Así se cierra el círculo: la obra se completa en la ejecución, pero a la vez ella juzga la ejecución en que se encarna y realiza. Esta exigencia que se realiza, si la obra posee el ser de una exigencia, se convierte en exigencia para la ejecución; dicho de otro modo, la existencia concreta que la obra obtiene es una existencia normativa: la realidad debe manifestar una verdad que se da a conocer en esta realidad. La historicidad de las ejecuciones no relativiza totalmente la verdad de la obra; no atenúa en nada esta exigencia que le es propia y que suscita siempre nuevas ejecuciones.

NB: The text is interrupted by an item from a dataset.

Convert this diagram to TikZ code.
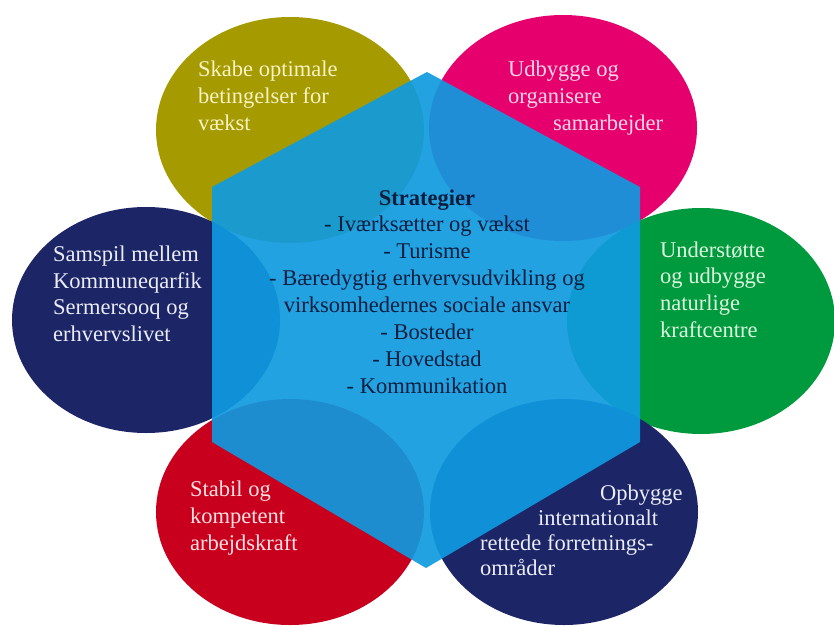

Precisamente porque el aparecer, necesario al ser, no le es idéntico, pueden ser válidas diversas ejecuciones diferentes de una misma obra, como asimismo, por parte del público, pueden darse distintas interpretaciones de una misma obra ejecutada. De una obra maestra, afirma Goubier, «cada recreación hace brotar una imagen inédita, de manera que siempre es indefinidamente nueva sin cesar de ser la misma […] entera en cada una de estas imágenes», 7por ello no puede asignarse a la historia el cuidado de un desciframiento y de una revelación progresivos: el Hamlet de Lawrence Oliver no es más verdadero que el de Jean-Louis Barrault; y hay que añadir que no solo el hombre Hamlet, tal como le hace hablar Shakespeare, es inagotable por lo que tiene de ambiguo o inacabado en cada gesto o cada palabra; es más bien la obra misma como totalidad –y la Novena Sinfonía o una naturaleza muerte de Braque igual que Hamlet – la que es inagotable por lo que denominaremos su profundidad: irreductible a sus ejecuciones y sin embargo captable solamente por ellas, o mejor dicho, en ellas. Podría afirmarse que la verdad de la obra consiste en ser una verdad. Si, en lugar de ser espectadores perceptivos, fuésemos, como dice Jaspers «consciencia en general», capaces de sobrevolar la historia y de planear ante las verdades históricas de la obra, no existiría verdad alguna: el ser de la obra hubiera absorbido su aparecer, sería verdad eterna y no objeto estético.